Para terminar, les diré que en mi familia todas las mujeres éramos maestras y algunas, además, pedagogas. Yo me gradué muy jovencita de maestra, pues entré a estudiar la carrera acogida a una dispensa especial, por no tener la edad mínima que se requería. En cuanto terminé mis estudios comencé a trabajar, a pesar de que mi mamá no deseaba que lo hiciera, pero recuerdo que le dije “que el título no lo quería para enmarcarlo sino para ejercerlo”.
Cuando comenzaron los bruscos cambios en el año 1959, perdí mi trabajo como profesora sustituta en la Superior #10 de Puentes Grandes, “General Calixto García”, pues la profesora titular regresó a ocupar su plaza. Entonces comencé a estudiar francés, para no estar sin hacer nada y, en esa etapa, fui convocada por una amiga a colaborar con mi trabajo en un evento que se iba a realizar en el MINCEX (Ministerio de Comercio Exterior), donde finalmente me quedé trabajando durante 15 años. Estando allí, fui elegida como Dama del Carnaval de La Habana en 1963 y, en 1967, diplomática en París. A mi regreso trabajé en un Departamento de la Unesco, que pertenecía al Ministerio de Relaciones Exteriores y, en 1986, renuncié al trabajo y al retiro, para incorporarme como artista independiente miembro de la ACAA (Asociación Cubana de Artesanos Artistas), hasta el día de hoy.

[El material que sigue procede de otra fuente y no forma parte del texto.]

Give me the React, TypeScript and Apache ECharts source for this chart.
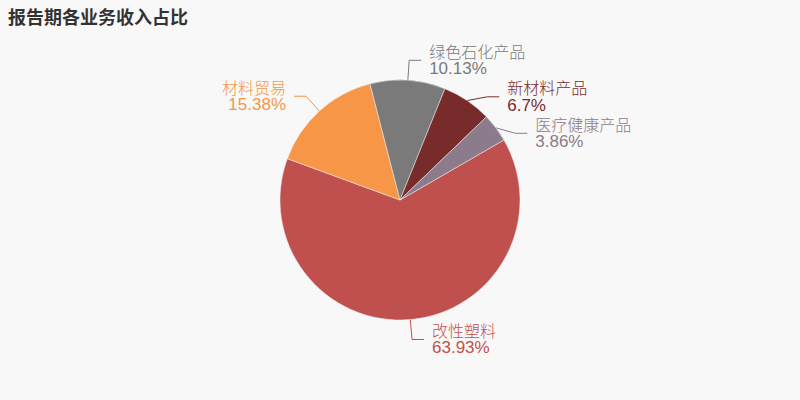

He viajado mucho a diferentes países como artista de la plástica y artesana. Recibí numerosas ofertas buenas para quedarme en algunos de esos países, pero siempre regresé, pues en La Habana están todas las memorias y bellos recuerdos de mi familia, a los que nunca pude renunciar.
Amo a esta ciudad donde nací y me crié, pero lamento mucho y me afecta ver su deterioro, suciedad, abandono, desorden y falta de educación, en que ha estado sumergida estos últimos sesenta años.